The already-written parts of the file are immutable and any mmap()'ed regions are also read-only.
On a restart or reopen of a previous mossStore file, mossStore scans the file backwards looking for the last good footer. See: store_footer.go / ScanFooter().
mossStore supports navigating to previous, read-only snapshots of the database, by scanning the file for older footers. See: store_previous.go.
mossStore can revert to a previous snapshot of the database, by copying an older footer and just appending it to the end of the file as a brand-new footer. See: store_revert.go.
Full compaction is supported by mossStore to handle the situation of an ever-growing append-only file, where active data from file X is copied to a file X+1, and then file X is deleted. See: store_compact.go.
To track file-related handle resources, mossStore uses ref-counting. For file handles, see file.go. For mmap()'ed regions, see mmap.go.
One implication of this mossStore design is that a file written on one machine endian'ness cannot be opened on a machine with different endian'ness, especially since mossStore has an optimization where large arrays of uint64's are read/written from/to storage as large, contiguous byte arrays. See: slice_util.go.
Moss allows multiple related key-value collections to be logically & atomically grouped into child collections within a collection. The following properties hold true for these child collections:
- Logically separate key-space.
- Independent iteration & point queries.
- Fast deletions and recreations.
- Atomic grouping via the batch API. This means that all child collection batches are processed together in an all-or-none manner during moss's background merges and compactions.
For example, say A, B are child collections : Batch1: | A-10-docs + B-3-docs | Batch2: | B-4-docs | Batch3: | A-2-docs |
After background merging only the following can happen: Batch(1+2) | A-10-docs + B-7-docs | Batch3: | A-2-docs | OR Batch(1+2+3) | A-12-docs + B-7-docs |
Background merges and compactions will never split up child collections that were executed in the same batch.

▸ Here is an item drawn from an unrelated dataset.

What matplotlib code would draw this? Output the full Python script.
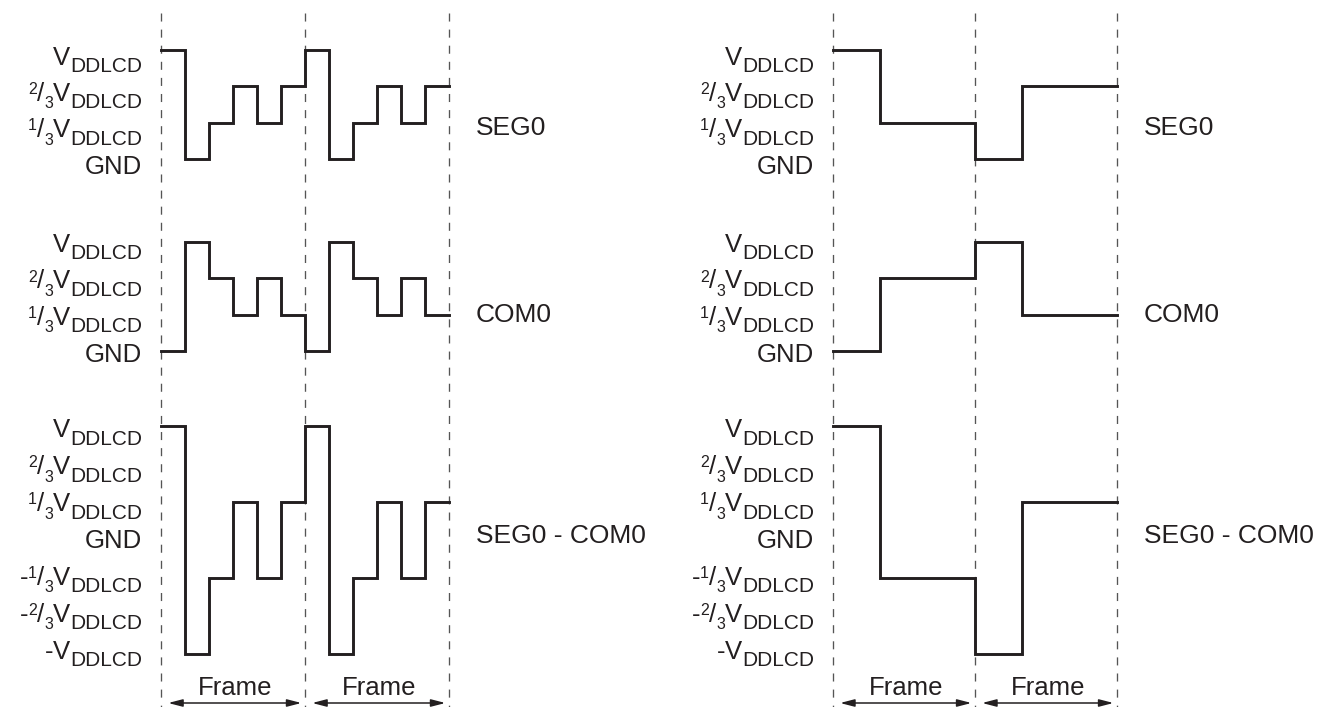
import re
import numpy as np
import matplotlib
matplotlib.use("Agg")
import matplotlib.pyplot as plt
import matplotlib.transforms as mtransforms

# ---------------- DATA ----------------
slots_per_frame = 6
n_frames = 2
frame_label = "Frame"

signal_names = ["SEG0", "COM0", "SEG0 - COM0"]

# Left diagram (levels in units of 1/3 V_DDLCD, one value per time slot)
left_seg0 = [3, 0, 1, 2, 1, 2, 3, 0, 1, 2, 1, 2]
left_com0 = [0, 3, 2, 1, 2, 1, 0, 3, 2, 1, 2, 1]
left_diff = [3, -3, -1, 1, -1, 1, 3, -3, -1, 1, -1, 1]

# Right diagram
right_seg0 = [3, 3, 1, 1, 1, 1, 0, 0, 2, 2, 2, 2]
right_com0 = [0, 0, 2, 2, 2, 2, 3, 3, 1, 1, 1, 1]
right_diff = [3, 3, -1, -1, -1, -1, -3, -3, 1, 1, 1, 1]

pos_levels = [3, 2, 1, 0]
pos_labels = ["V_{DDLCD}", "^2/_3V_{DDLCD}", "^1/_3V_{DDLCD}", "GND"]
all_levels = [3, 2, 1, 0, -1, -2, -3]
all_labels = ["V_{DDLCD}", "^2/_3V_{DDLCD}", "^1/_3V_{DDLCD}", "GND",
              "-^1/_3V_{DDLCD}", "-^2/_3V_{DDLCD}", "-V_{DDLCD}"]

# ---------------- STYLE / LAYOUT ----------------
W, H, DPI = 1318, 707, 100
INK = "#231f20"
DASH = "#555555"
FONT = "Liberation Sans"
MAIN, SUB, SMALL = 18.5, 15.0, 11.5

fig = plt.figure(figsize=(W / DPI, H / DPI), dpi=DPI)
fig.patch.set_facecolor("white")
renderer = fig.canvas.get_renderer()

n_slots = slots_per_frame * n_frames
columns = [
    dict(x0=161, x1=449, series=[left_seg0, left_com0, left_diff]),
    dict(x0=833, x1=1117, series=[right_seg0, right_com0, right_diff]),
]
# per row: (level_hi, px_hi, level_lo, px_lo, ylim, label scale, label baseline offset px, name level, name offset)
rows = [
    dict(hi=3, phi=50, lo=0, plo=159, ylim=(-0.6, 3.6), levels=pos_levels, labels=pos_labels,
         lscale=1.0, loff=14.5, nlevel=1, noff=12),
    dict(hi=3, phi=241.5, lo=0, plo=351, ylim=(-0.6, 3.6), levels=pos_levels, labels=pos_labels,
         lscale=1.0, loff=10.5, nlevel=1, noff=8),
    dict(hi=3, phi=426, lo=-3, plo=654.2, ylim=(-3.6, 3.6), levels=all_levels, labels=all_labels,
         lscale=0.972, loff=8, nlevel=0, noff=3),
]


def place(ax, x0, x1, r):
    ppu = (r["plo"] - r["phi"]) / (r["hi"] - r["lo"])
    top = r["phi"] - (r["ylim"][1] - r["hi"]) * ppu
    bot = r["plo"] + (r["lo"] - r["ylim"][0]) * ppu
    ax.set_position([x0 / W, 1 - bot / H, (x1 - x0) / W, (bot - top) / H])
    ax.set_xlim(0, n_slots)
    ax.set_ylim(*r["ylim"])
    ax.axis("off")


def label_parts(label):
    m = re.match(r"^(-?)(?:\^(\d)/_(\d))?([A-Za-z]+?)(?:_\{(\w+)\})?$", label)
    sign, num, den, base, sub = m.groups()
    parts = []
    if sign:
        parts.append((sign, MAIN, 0))
    if num:
        parts += [(num, SMALL, 7), ("/", MAIN, 0), (den, SMALL, -7.4)]
    parts.append((base, MAIN, 0))
    if sub:
        parts.append((sub, SUB, -7.4))
    return parts


def put_label(ax, x, y, parts, dx_px, dy_px):
    cursor = dx_px
    for text, size, rise in reversed(parts):
        tr = ax.transData + mtransforms.ScaledTranslation(
            cursor / DPI, (dy_px + rise) / DPI, fig.dpi_scale_trans)
        t = ax.text(x, y, text, transform=tr, ha="right", va="baseline",
                    fontsize=size, family=FONT, color=INK)
        cursor -= t.get_window_extent(renderer).width


x_edges = np.arange(n_slots + 1)
frame_bounds = np.arange(0, n_slots + 1, slots_per_frame)

for col in columns:
    x0, x1 = col["x0"], col["x1"]
    # full-height axes for frame markers (y = pixels from top)
    axc = fig.add_axes([x0 / W, 0, (x1 - x0) / W, 1])
    axc.set_xlim(0, n_slots)
    axc.set_ylim(H, 0)
    axc.axis("off")
    for b in frame_bounds:
        axc.plot([b, b], [13, H + 2], color=DASH, lw=0.95, linestyle=(0, (6.1, 6.1)),
                 clip_on=False)
    for f in range(n_frames):
        a = frame_bounds[f]
        b = frame_bounds[f + 1]
        axc.annotate("", xy=(b - 0.15, 703), xytext=(a + 0.3, 703),
                     arrowprops=dict(arrowstyle="<|-|>,head_length=0.85,head_width=0.22",
                                     mutation_scale=10, lw=1.1, color=INK,
                                     shrinkA=0, shrinkB=0),
                     annotation_clip=False)
        axc.text((a + b) / 2 + 0.1, 695, frame_label, ha="center", va="baseline",
                 fontsize=MAIN, family=FONT, color=INK)

    for r, vals, name in zip(rows, col["series"], signal_names):
        ax = fig.add_axes([0, 0, 1, 1])
        place(ax, x0, x1, r)
        ax.step(x_edges, np.append(vals, vals[-1]), where="post", color=INK, lw=2.1,
                solid_joinstyle="miter", clip_on=False)
        for lv, lab in zip(r["levels"], r["labels"]):
            put_label(ax, 0, lv * r["lscale"], label_parts(lab), -19, -r["loff"])
        tr = ax.transData + mtransforms.ScaledTranslation(27 / DPI, -r["noff"] / DPI,
                                                          fig.dpi_scale_trans)
        ax.text(n_slots, r["nlevel"], name, transform=tr, ha="left", va="baseline",
                fontsize=19, family=FONT, color=INK)

fig.savefig("out.png", dpi=DPI, facecolor="white")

So there will never be a state like the following: Batch(1+2): | A-10-docs| Batch3: | B-7-docs|
This feature is similar to multiple tables in a relational database.
Here is a usecase: say a collection represents people in an software company. The keys are user ids of the employees. Now if the company wishes to store metadata about its employees, such as number of people in development, sales, marketing in the same collection, it can do so by prefixing the user ids with a "role" id. This wastes key space and makes deletion of employees an expensive operation. Instead the "roles" can simply be a child collection and the keys in this child collection can be the actual roles having the count of the number of employees in each role as the values.
Internally child collections are recursively stored within the respective Snapshot implementations.
For example segmentStack implements child collection as follows:
top-level or default collection
+---------------------+
| segmentStack |
| |
| segment-2 |
| segment-1 |
| segment-0 |
| | child-collection
| "roles" => -------------> +---------------------+
| | | segmentStack |
+---------------------+ | |
| segment-2 |
| segment-1 |
| segment-0 |
| |
+---------------------+
Note: Since child collections are recursively linked with higher collections, any child collection snapshots opened must be explicity closed in order to prevent resource leaks.